Like most of us, I felt a lump in my throat as I contemplated tackling upper level subjects with my kids. I really wasn't sure how to reconcile the high school education I had had with the one I dreamed of for my children. I was daunted by the prospect of "missing something." Could I really teach physics after all? And the idea of somehow inadvertently costing my child his or her future career through my own mistake or miscalculation, well ... let's just say I lost sleep over the idea more than once.
What we've found, however, has been that those fears have faded into the background and been replaced by a rhythm of learning, growing, and relating that I never expected. Halfway through her tenth grade year, Jo has matured into a young lady who largely owns her education, who sets goals, and who seeks out the knowledge she needs when she needs it. No, not everything catches her fancy (the required state history component of her credits is boring her to tears), but she shrugs it off and counts it as a necessary evil as she budgets her time for the things that do matter to her: music theory, reading another book from the selections relating to our current history study, French, poring over the prerequisite materials for the doula class she'll be taking this fall.
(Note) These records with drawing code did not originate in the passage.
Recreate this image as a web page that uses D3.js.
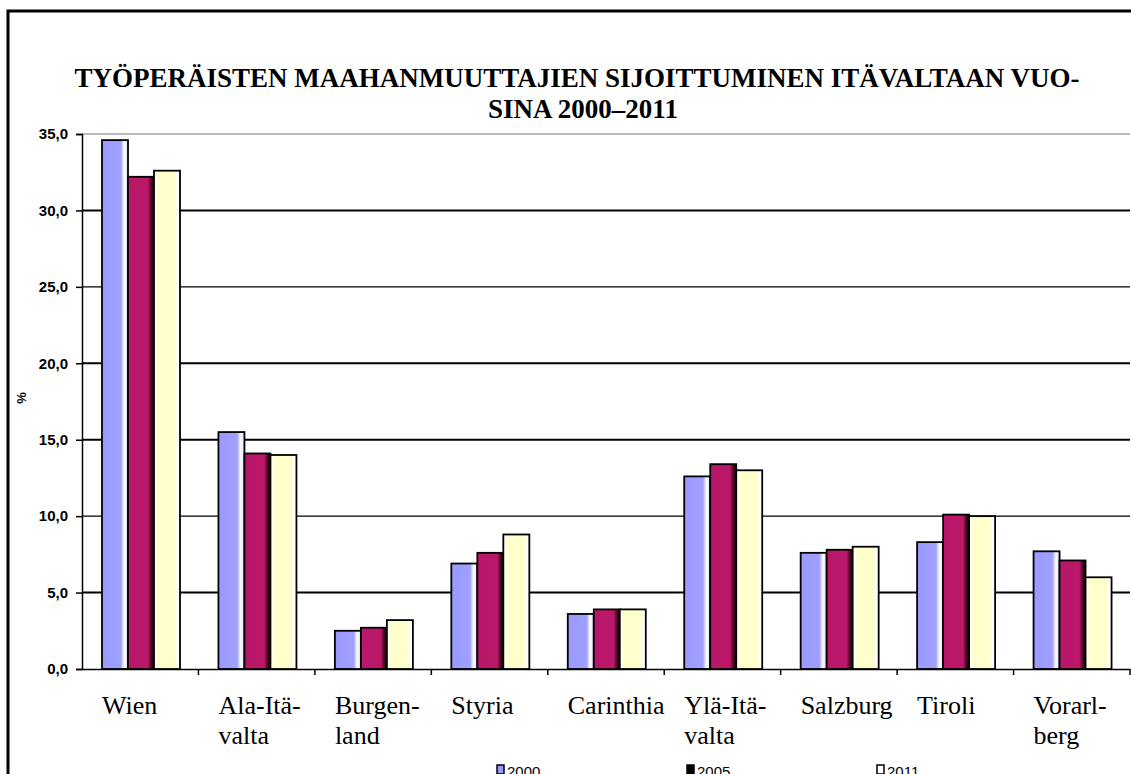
<!DOCTYPE html>
<html lang="fi">
<head>
<meta charset="UTF-8"/>
<title>Työperäisten maahanmuuttajien sijoittuminen</title>
<script src="https://d3js.org/d3.v7.min.js"></script>
<style>
  body { margin: 0; background: #fff; }
  svg { display: block; }
</style>
</head>
<body>
<script>
    // Data
    var regions = ["Wien", "Ala-Itä-|valta", "Burgen-|land", "Styria", "Carinthia",
                   "Ylä-Itä-|valta", "Salzburg", "Tiroli", "Vorarl-|berg"];
    var years = ["2000", "2005", "2011"];
    var v2000 = [34.6, 15.5, 2.5, 6.9, 3.6, 12.6, 7.6, 8.3, 7.7];
    var v2005 = [32.2, 14.1, 2.7, 7.6, 3.9, 13.4, 7.8, 10.1, 7.1];
    var v2011 = [32.6, 14.0, 3.2, 8.8, 3.9, 13.0, 8.0, 10.0, 6.0];
    var yTicks = [0, 5, 10, 15, 20, 25, 30, 35];

    var w = 1131, h = 774;
    // plot area
    var pLeft = 82, pRight = 1130, pTop = 134, pBottom = 669;

    var series = [v2000, v2005, v2011];

    var svg = d3.select("body").append("svg")
        .attr("width", w).attr("height", h);

    // gradients to imitate the shaded bars
    var defs = svg.append("defs");
    function grad(id, stops) {
        var g = defs.append("linearGradient").attr("id", id)
            .attr("x1", "0%").attr("x2", "100%").attr("y1", "0%").attr("y2", "0%");
        stops.forEach(function(s) {
            g.append("stop").attr("offset", s[0]).attr("stop-color", s[1]);
        });
    }
    grad("g2000", [["0%", "#9a9aff"], ["72%", "#a0a0ff"], ["86%", "#ffffff"], ["100%", "#d8d8ff"]]);
    grad("g2005", [["0%", "#b8176a"], ["76%", "#bb1868"], ["88%", "#5a0828"], ["100%", "#000000"]]);
    grad("g2011", [["0%", "#ffffff"], ["18%", "#ffffcc"], ["78%", "#ffffcc"], ["92%", "#ffffff"], ["100%", "#ffffff"]]);
    var fills = ["url(#g2000)", "url(#g2005)", "url(#g2011)"];
    var legendFills = ["#9999ff", "#000000", "#ffffff"];

    // frame
    svg.append("path")
        .attr("d", "M8,774 L8,11 L1131,11")
        .attr("fill", "none").attr("stroke", "#000").attr("stroke-width", 3);

    // title
    var title = svg.append("text")
        .attr("text-anchor", "middle")
        .attr("font-family", "'Liberation Serif', 'Times New Roman', serif")
        .attr("font-weight", "bold")
        .attr("font-size", "27px");
    title.append("tspan").attr("x", 577).attr("y", 87)
        .text("TYÖPERÄISTEN MAAHANMUUTTAJIEN SIJOITTUMINEN ITÄVALTAAN VUO-");
    title.append("tspan").attr("x", 583).attr("y", 118)
        .text("SINA 2000–2011");

    // scales
    var x = d3.scaleBand().domain(regions).range([pLeft, pRight]);
    var xi = d3.scaleBand().domain(years).range([20, 98]);
    var y = d3.scaleLinear().domain([0, 35]).range([pBottom, pTop]);

    // grid lines
    svg.selectAll("line.grid")
        .data(yTicks.filter(function(d) { return d > 0; }))
        .enter().append("line")
        .attr("class", "grid")
        .attr("x1", pLeft).attr("x2", pRight)
        .attr("y1", function(d) { return y(d); })
        .attr("y2", function(d) { return y(d); })
        .attr("stroke", function(d) { return d === 35 ? "#777" : "#000"; })
        .attr("stroke-width", function(d) { return d === 35 ? 1.2 : (d === 25 || d === 10 ? 1.2 : 2); });

    // y axis
    var yAxis = d3.axisLeft(y).tickValues(yTicks).tickSize(6)
        .tickFormat(function(d) { return d3.format(".1f")(d).replace(".", ","); });
    var gy = svg.append("g").attr("transform", "translate(" + pLeft + ",0)").call(yAxis);
    gy.select(".domain").attr("stroke-width", 1.5);
    gy.selectAll(".tick line").attr("stroke-width", 1.5);
    gy.selectAll(".tick text")
        .attr("x", -14)
        .attr("font-family", "'Liberation Sans', Arial, sans-serif")
        .attr("font-weight", "bold")
        .attr("font-size", "15px").attr("fill", "#000");

    // x axis
    var xAxis = d3.axisBottom(x).tickSize(0).tickFormat("");
    var gx = svg.append("g").attr("transform", "translate(0," + pBottom + ")").call(xAxis);
    gx.select(".domain").attr("stroke-width", 1.5);
    gx.selectAll("line.sep")
        .data(regions)
        .enter().append("line")
        .attr("class", "sep")
        .attr("x1", function(d) { return x(d) + x.bandwidth(); })
        .attr("x2", function(d) { return x(d) + x.bandwidth(); })
        .attr("y1", 0).attr("y2", 6)
        .attr("stroke", "#000").attr("stroke-width", 1.5);

    // bars
    series.forEach(function(vals, s) {
        svg.selectAll("rect.s" + s)
            .data(vals)
            .enter().append("rect")
            .attr("class", "s" + s)
            .attr("x", function(d, i) { return x(regions[i]) + xi(years[s]); })
            .attr("y", function(d) { return y(d); })
            .attr("width", xi.bandwidth())
            .attr("height", function(d) { return pBottom - y(d); })
            .attr("fill", fills[s])
            .attr("stroke", "#000").attr("stroke-width", 1.8);
    });

    // category labels
    var lab = svg.selectAll("text.cat")
        .data(regions)
        .enter().append("text")
        .attr("class", "cat")
        .attr("font-family", "'Liberation Serif', 'Times New Roman', serif")
        .attr("font-size", "26px").attr("fill", "#000");
    lab.each(function(d) {
        var t = d3.select(this);
        d.split("|").forEach(function(part, k) {
            t.append("tspan")
                .attr("x", x(d) + 20)
                .attr("y", 714 + k * 30)
                .text(part);
        });
    });

    // y label
    svg.append("text")
        .attr("transform", "translate(26,398) rotate(-90)")
        .attr("text-anchor", "middle")
        .attr("font-family", "'Liberation Sans', Arial, sans-serif")
        .attr("font-weight", "bold")
        .attr("font-size", "13px")
        .text("%");

    // legend
    var legX = [497, 687, 877];
    var leg = svg.selectAll("g.leg")
        .data(years)
        .enter().append("g")
        .attr("class", "leg")
        .attr("transform", function(d, i) { return "translate(" + legX[i] + ",765)"; });
    leg.append("rect")
        .attr("width", 7).attr("height", 9)
        .attr("fill", function(d, i) { return legendFills[i]; })
        .attr("stroke", "#000").attr("stroke-width", 1.5);
    leg.append("text")
        .attr("x", 10).attr("y", 12)
        .attr("font-family", "'Liberation Sans', Arial, sans-serif")
        .attr("font-size", "15px")
        .text(function(d) { return d; });
</script>
</body>
</html>
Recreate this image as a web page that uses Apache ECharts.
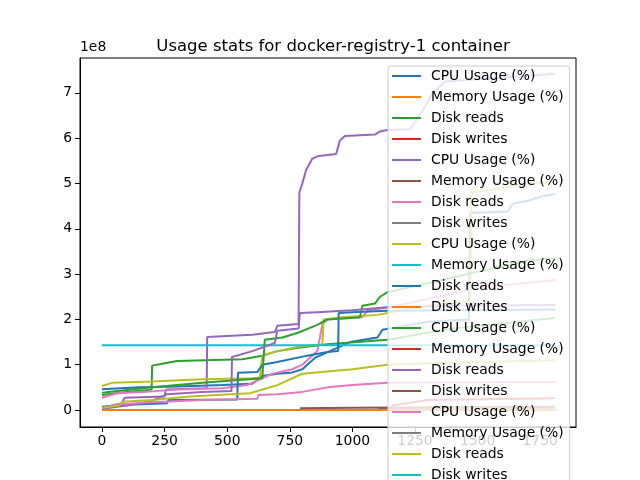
<!DOCTYPE html>
<html>
<head>
<meta charset="utf-8">
<script src="https://cdn.jsdelivr.net/npm/echarts@6/dist/echarts.min.js"></script>
<style>
  html, body { margin: 0; padding: 0; background: #fff; }
  #main { width: 640px; height: 480px; }
</style>
</head>
<body>
<div id="main"></div>
<script>
// ticks
var xTicks = [0, 250, 500, 750, 1000, 1250, 1500, 1750];
var yTicks = [0, 1, 2, 3, 4, 5, 6, 7]; // in units of 1e8

// legend labels, repeated for every container group
var metricNames = ['CPU Usage (%)', 'Memory Usage (%)', 'Disk reads', 'Disk writes'];

// series values [sample, value / 1e8]
var cpu1 = [[0,0.46],[150,0.5],[300,0.52],[480,0.55],[600,0.58],[640,0.75],[700,0.8],[760,0.83],[800,0.9],[850,1.15],[910,1.3],[990,1.5],[1100,1.6],[1120,1.77],[1200,1.85],[1300,1.95],[1465,2.0],[1470,4.35],[1620,4.38],[1640,4.55],[1700,4.62],[1760,4.72],[1810,4.77]];
var mem1 = [[0,0],[1810,0]];
var reads1 = [[0,0.33],[100,0.4],[198,0.45],[200,0.98],[240,1.02],[300,1.08],[560,1.12],[640,1.2],[700,1.3],[790,1.38],[900,1.45],[1140,1.55],[1400,1.8],[1810,2.03]];
var writes1 = [[0,0],[1150,0],[1160,0.1],[1300,0.22],[1810,0.26]];

var cpu2 = [[0,0.05],[80,0.15],[90,0.27],[250,0.3],[255,0.45],[418,0.48],[420,1.61],[600,1.66],[690,1.72],[700,1.86],[785,1.9],[788,4.8],[800,5.0],[815,5.3],[840,5.55],[860,5.6],[935,5.65],[950,5.95],[970,6.05],[1090,6.08],[1110,6.15],[1140,6.18],[1230,6.2],[1280,6.6],[1320,7.0],[1370,7.25],[1500,7.3],[1700,7.38],[1810,7.42]];
var mem2 = [[0,0],[1810,0]];
var reads2 = [[0,0.27],[60,0.37],[160,0.4],[300,0.45],[480,0.48],[580,0.55],[680,0.8],[760,0.9],[800,1.0],[860,1.3],[880,1.9],[900,2.0],[1040,2.05],[1060,2.2],[1150,2.27],[1300,2.45],[1500,2.7],[1810,2.87]];
var writes2 = [[0,0],[1100,0],[1110,0.03],[1810,0.05]];

var cpu3 = [[0,0.53],[40,0.6],[200,0.63],[400,0.68],[600,0.7],[630,0.72],[640,1.2],[700,1.3],[790,1.4],[880,1.45],[885,2.0],[960,2.05],[1100,2.1],[1300,2.3],[1470,2.4],[1475,4.8],[1600,4.9],[1680,5.0],[1810,5.03]];
var mem3 = [[0,1.43],[1810,1.43]];
var reads3 = [[0,0.07],[80,0.11],[260,0.15],[265,0.22],[540,0.23],[543,0.82],[620,0.84],[640,1.0],[700,1.06],[820,1.2],[900,1.28],[943,1.3],[945,2.14],[1000,2.16],[1140,2.19],[1810,2.22]];
var writes3 = [[0,0],[1810,0]];

var cpu4 = [[0,0.38],[200,0.5],[400,0.6],[640,0.7],[650,1.55],[720,1.6],[780,1.7],[860,1.88],[900,2.0],[1030,2.05],[1040,2.3],[1090,2.35],[1110,2.5],[1140,2.6],[1300,2.8],[1500,3.05],[1700,3.3],[1810,3.35]];
var mem4 = []; // not visible in the picture
var reads4 = [[0,0.03],[100,0.1],[200,0.2],[260,0.35],[400,0.4],[517,0.42],[519,1.17],[600,1.3],[690,1.48],[700,1.75],[785,1.8],[790,2.14],[860,2.16],[1000,2.2],[1140,2.27],[1400,2.3],[1810,2.32]];
var writes4 = [[790,0.04],[1000,0.05],[1400,0.06],[1810,0.07]];

var cpu5 = [[0,0.04],[60,0.12],[200,0.17],[400,0.22],[620,0.25],[625,0.33],[700,0.35],[800,0.4],[900,0.5],[1000,0.55],[1140,0.6],[1810,0.62]];
var mem5 = []; // not visible in the picture
var reads5 = [[0,0.05],[70,0.1],[80,0.18],[200,0.22],[350,0.3],[590,0.37],[700,0.55],[800,0.8],[900,0.85],[1000,0.9],[1140,1.0],[1400,1.05],[1810,1.1]];
var writes5 = []; // not visible in the picture

var allData = [cpu1, mem1, reads1, writes1, cpu2, mem2, reads2, writes2,
  cpu3, mem3, reads3, writes3, cpu4, mem4, reads4, writes4,
  cpu5, mem5, reads5, writes5];

var colors = ['#1f77b4', '#ff7f0e', '#2ca02c', '#d62728', '#9467bd',
  '#8c564b', '#e377c2', '#7f7f7f', '#bcbd22', '#17becf'];

var font = 'DejaVu Sans';

// names must be unique for the legend, so pad with zero width spaces
var seriesList = [];
var legendNames = [];
for (var i = 0; i < allData.length; i++) {
  var nm = metricNames[i % 4] + '\u200b'.repeat(i);
  legendNames.push(nm);
  seriesList.push({
    name: nm,
    type: 'line',
    symbol: 'none',
    data: allData[i],
    color: colors[i % 10],
    lineStyle: { width: 2 },
    animation: false
  });
}

var chart = echarts.init(document.getElementById('main'));
chart.setOption({
  backgroundColor: '#fff',
  animation: false,
  title: {
    text: 'Usage stats for docker-registry-1 container',
    left: 328,
    top: 33,
    textAlign: 'center',
    textStyle: { fontFamily: font, fontSize: 16.5, fontWeight: 'normal', color: '#000' }
  },
  graphic: [{
    type: 'text',
    left: 80,
    top: 40,
    style: { text: '1e8', font: '13.9px DejaVu Sans', fill: '#000' }
  }],
  grid: {
    left: 80, right: 64, top: 58, bottom: 53,
    show: true, borderColor: '#000', borderWidth: 1
  },
  legend: {
    data: legendNames,
    orient: 'vertical',
    left: 388,
    top: 66,
    height: 600,
    icon: 'rect',
    itemWidth: 29,
    itemHeight: 2,
    itemGap: 7,
    padding: [3, 6, 3, 4],
    backgroundColor: 'rgba(255,255,255,0.8)',
    borderColor: '#cccccc',
    borderWidth: 1,
    borderRadius: 3,
    formatter: function (n) { return n.replace(/\u200b/g, ''); },
    textStyle: { fontFamily: font, fontSize: 13.9, lineHeight: 14, color: '#000', padding: [0, 0, 0, 5] }
  },
  xAxis: {
    type: 'value',
    min: -88,
    max: 1893,
    splitLine: { show: false },
    axisLine: { onZero: false, lineStyle: { color: '#000', width: 1 } },
    axisTick: { show: true, length: 5, lineStyle: { color: '#000' }, customValues: xTicks },
    axisLabel: { color: '#000', fontFamily: font, fontSize: 13.9, margin: 7, customValues: xTicks,
      formatter: function (v) { return String(v); } }
  },
  yAxis: {
    type: 'value',
    min: -0.375,
    max: 7.77,
    splitLine: { show: false },
    axisLine: { show: true, onZero: false, lineStyle: { color: '#000', width: 1 } },
    axisTick: { show: true, length: 5, lineStyle: { color: '#000' }, customValues: yTicks },
    axisLabel: { color: '#000', fontFamily: font, fontSize: 13.9, margin: 8, customValues: yTicks,
      formatter: function (v) { return String(v); } }
  },
  series: seriesList
});
</script>
</body>
</html>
Her enthusiasm for learning is contagious, and the depth at which material is studied at this level is, to be honest, so much more fulfilling for the homeschool mom presenting it or even just walking alongside. For example, this year Jo has been tackling a course in American Literature that I wrote for her. Finally! I am introducing my daughter to Scout and Boo, to Huck, to Hester. We are laughing about James Fenimore Cooper's schoolboy antics, mourning Poe's sad family connections, and wishing Hemingway had never picked up the shotgun. Together.
This, I've decided, is the second phase of amazing in homeschooling. Just as poignant as reading lessons, just as satisfying as sweet Bible stories with felt camels and stones, just as beautiful as the tearful goodbye we bade Charlotte as Wilbur left the fair. I am forever grateful that we have this time together to dig deep and talk. I didn't see the blessing of this season coming, but here it is, and I, for one, am happy to embrace it.